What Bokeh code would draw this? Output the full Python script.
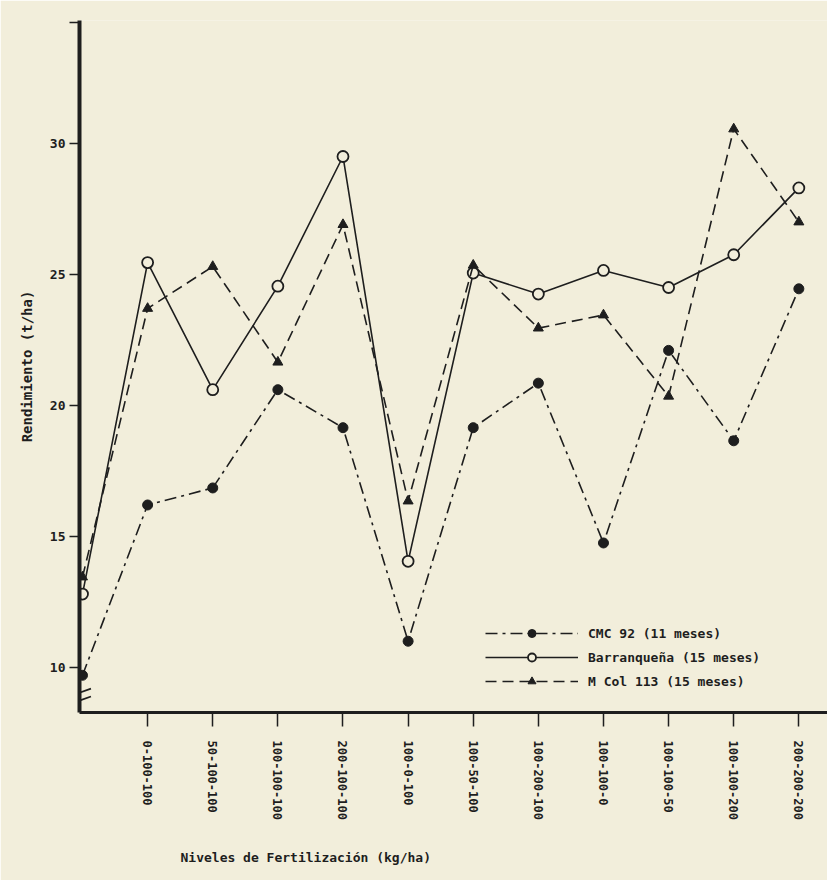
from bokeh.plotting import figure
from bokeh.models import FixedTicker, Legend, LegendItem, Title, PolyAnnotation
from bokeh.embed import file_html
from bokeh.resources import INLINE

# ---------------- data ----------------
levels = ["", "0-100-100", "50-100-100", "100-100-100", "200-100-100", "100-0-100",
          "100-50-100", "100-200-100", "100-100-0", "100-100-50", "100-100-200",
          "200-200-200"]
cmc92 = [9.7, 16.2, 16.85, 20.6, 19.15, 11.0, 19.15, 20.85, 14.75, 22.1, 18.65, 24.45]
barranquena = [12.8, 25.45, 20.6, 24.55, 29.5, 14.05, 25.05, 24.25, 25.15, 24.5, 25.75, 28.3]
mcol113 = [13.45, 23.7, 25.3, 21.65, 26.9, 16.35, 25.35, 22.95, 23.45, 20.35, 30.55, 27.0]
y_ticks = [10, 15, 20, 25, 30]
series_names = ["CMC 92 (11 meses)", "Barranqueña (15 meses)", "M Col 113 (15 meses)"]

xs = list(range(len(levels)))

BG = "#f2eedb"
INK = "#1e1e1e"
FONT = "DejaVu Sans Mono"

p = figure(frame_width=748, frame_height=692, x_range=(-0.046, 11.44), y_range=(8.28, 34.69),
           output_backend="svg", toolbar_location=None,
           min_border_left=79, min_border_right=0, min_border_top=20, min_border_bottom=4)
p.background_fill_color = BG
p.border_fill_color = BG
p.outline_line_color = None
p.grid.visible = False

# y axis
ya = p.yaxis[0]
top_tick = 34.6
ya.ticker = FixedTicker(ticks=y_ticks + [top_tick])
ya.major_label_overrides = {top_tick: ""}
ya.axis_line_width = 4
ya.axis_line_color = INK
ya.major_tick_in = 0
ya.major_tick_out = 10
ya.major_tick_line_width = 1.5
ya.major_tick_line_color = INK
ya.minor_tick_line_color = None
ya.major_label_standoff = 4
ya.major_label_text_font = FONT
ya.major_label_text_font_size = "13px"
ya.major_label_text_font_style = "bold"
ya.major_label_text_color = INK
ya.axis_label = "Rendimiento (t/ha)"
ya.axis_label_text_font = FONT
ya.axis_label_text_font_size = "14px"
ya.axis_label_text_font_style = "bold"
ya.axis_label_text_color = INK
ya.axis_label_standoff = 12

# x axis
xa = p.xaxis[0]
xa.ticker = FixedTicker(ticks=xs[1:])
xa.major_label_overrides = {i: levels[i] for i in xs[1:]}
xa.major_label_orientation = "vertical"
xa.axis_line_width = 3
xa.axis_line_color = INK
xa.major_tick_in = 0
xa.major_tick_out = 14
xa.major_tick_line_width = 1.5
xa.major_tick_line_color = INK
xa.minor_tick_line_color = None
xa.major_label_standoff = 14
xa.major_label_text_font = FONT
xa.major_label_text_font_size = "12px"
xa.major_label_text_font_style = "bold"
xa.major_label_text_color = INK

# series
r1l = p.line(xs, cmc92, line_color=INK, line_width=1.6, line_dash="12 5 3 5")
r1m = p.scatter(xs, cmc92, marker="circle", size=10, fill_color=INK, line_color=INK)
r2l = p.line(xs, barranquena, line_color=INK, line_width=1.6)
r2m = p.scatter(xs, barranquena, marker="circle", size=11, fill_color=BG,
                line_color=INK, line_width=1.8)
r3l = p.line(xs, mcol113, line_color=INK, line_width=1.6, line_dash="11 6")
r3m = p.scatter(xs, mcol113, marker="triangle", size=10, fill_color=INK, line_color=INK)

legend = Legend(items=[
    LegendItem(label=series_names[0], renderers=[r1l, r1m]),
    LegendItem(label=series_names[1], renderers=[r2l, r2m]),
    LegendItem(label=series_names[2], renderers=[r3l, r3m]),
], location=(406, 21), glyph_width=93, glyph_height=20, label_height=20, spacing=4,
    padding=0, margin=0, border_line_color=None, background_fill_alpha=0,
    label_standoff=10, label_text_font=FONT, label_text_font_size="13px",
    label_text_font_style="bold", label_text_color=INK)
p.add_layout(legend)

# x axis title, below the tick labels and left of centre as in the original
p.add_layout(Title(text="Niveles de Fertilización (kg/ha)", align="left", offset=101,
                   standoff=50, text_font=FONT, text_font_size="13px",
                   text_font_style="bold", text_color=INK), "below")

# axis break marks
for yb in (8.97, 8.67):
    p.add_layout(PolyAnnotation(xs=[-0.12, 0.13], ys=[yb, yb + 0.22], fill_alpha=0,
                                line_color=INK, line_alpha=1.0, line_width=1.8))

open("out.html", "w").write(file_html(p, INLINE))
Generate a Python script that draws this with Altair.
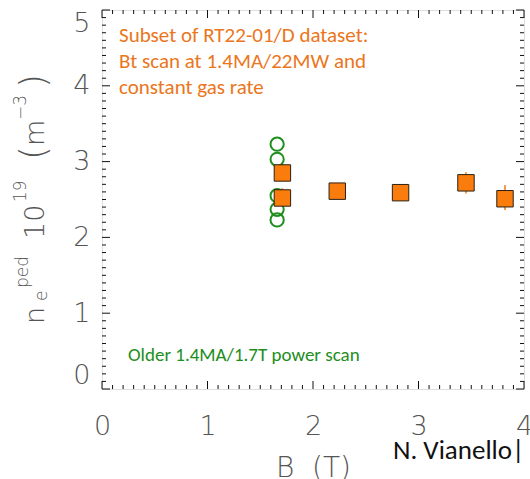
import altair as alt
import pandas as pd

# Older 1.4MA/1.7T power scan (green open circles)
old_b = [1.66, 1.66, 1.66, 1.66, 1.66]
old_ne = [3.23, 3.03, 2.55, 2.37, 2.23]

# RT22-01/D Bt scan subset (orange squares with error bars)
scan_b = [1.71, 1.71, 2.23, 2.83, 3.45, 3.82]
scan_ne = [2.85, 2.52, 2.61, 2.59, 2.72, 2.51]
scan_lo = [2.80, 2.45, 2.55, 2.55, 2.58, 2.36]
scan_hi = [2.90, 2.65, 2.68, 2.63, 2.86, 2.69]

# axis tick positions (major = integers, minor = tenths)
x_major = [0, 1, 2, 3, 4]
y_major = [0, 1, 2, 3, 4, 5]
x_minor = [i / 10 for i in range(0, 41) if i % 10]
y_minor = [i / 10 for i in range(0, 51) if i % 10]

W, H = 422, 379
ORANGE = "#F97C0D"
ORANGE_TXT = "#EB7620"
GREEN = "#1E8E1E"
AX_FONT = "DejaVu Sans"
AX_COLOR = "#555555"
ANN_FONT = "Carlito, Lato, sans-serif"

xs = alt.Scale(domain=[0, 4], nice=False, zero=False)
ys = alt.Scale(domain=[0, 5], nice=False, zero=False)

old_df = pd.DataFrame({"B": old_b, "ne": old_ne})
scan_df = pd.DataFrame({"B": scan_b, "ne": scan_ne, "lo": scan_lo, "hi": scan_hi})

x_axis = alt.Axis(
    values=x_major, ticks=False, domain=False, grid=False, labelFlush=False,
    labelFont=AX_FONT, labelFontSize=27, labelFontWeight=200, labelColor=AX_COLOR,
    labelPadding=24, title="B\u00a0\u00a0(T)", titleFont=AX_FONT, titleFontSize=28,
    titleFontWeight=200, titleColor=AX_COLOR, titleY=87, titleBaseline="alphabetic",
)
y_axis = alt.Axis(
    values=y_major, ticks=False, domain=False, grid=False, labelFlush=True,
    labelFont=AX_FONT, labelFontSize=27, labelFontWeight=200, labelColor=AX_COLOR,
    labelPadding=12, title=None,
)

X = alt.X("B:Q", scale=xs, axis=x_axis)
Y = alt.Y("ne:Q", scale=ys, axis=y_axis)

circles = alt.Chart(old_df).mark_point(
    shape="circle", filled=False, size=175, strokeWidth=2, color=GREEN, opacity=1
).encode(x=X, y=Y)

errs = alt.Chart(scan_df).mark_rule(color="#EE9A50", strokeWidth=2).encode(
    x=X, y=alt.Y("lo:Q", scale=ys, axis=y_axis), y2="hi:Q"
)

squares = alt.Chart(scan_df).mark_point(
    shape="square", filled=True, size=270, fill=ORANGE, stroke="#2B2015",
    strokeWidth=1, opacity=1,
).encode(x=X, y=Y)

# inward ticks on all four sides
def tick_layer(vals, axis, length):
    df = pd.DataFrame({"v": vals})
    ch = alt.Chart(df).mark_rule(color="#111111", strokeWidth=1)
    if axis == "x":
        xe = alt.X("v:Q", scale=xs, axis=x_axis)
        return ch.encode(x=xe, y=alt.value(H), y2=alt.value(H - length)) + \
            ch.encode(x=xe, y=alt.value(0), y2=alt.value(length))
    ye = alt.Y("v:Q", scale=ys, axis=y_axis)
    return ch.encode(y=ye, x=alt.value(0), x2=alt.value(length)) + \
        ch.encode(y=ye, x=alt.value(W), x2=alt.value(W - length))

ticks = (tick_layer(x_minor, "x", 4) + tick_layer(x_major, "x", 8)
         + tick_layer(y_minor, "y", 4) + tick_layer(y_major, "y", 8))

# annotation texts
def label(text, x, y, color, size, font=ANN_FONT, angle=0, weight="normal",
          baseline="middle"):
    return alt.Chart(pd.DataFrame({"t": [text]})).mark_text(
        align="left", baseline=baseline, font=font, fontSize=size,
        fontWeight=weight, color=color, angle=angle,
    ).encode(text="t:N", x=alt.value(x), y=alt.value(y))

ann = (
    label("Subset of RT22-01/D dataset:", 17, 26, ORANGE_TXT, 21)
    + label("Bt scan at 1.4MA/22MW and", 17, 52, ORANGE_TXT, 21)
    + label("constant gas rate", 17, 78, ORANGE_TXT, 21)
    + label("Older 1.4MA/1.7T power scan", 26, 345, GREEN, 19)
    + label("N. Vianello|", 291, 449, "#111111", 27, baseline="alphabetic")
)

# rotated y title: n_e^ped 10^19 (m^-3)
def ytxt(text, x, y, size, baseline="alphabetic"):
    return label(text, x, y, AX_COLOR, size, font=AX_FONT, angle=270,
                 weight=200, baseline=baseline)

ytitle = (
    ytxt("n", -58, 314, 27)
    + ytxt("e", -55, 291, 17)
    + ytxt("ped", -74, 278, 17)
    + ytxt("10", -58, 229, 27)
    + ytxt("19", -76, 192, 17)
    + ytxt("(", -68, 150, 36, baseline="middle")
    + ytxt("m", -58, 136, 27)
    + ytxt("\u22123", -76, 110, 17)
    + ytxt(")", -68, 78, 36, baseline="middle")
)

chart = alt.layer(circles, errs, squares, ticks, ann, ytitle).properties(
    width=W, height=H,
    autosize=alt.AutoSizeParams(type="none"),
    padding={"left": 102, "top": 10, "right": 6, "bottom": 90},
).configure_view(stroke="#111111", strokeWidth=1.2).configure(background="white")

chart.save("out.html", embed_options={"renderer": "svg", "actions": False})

----------

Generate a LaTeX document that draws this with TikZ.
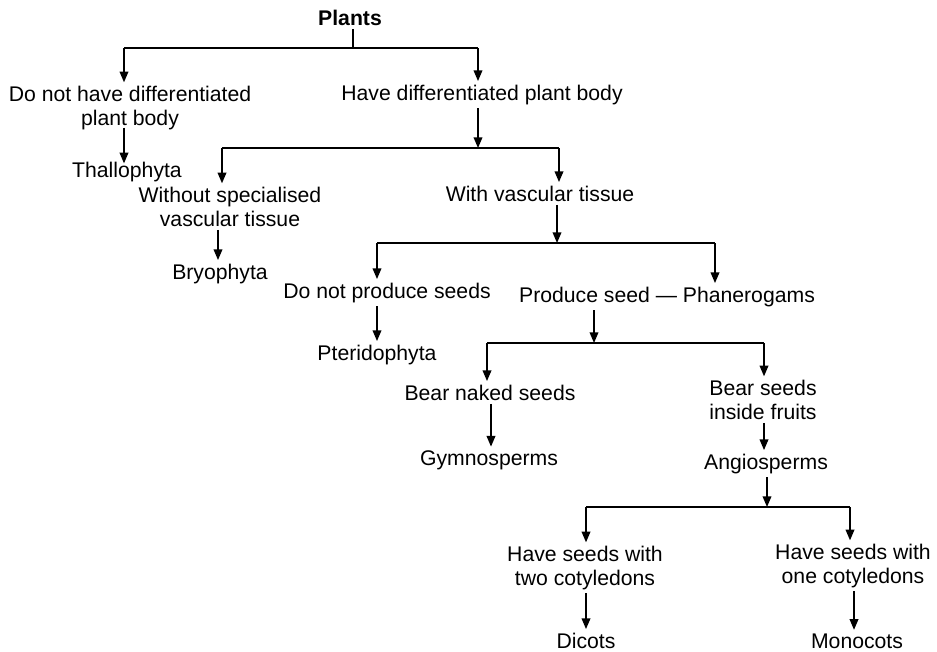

----------

The first line to give again is the one with "What Bokeh code", and the last is the one with "from bokeh.resources import INLINE". Repeat them and everything between exactly, minus the pictures.

What Bokeh code would draw this? Output the full Python script.
from bokeh.plotting import figure
from bokeh.models import FixedTicker, Legend, LegendItem, Title, PolyAnnotation
from bokeh.embed import file_html
from bokeh.resources import INLINE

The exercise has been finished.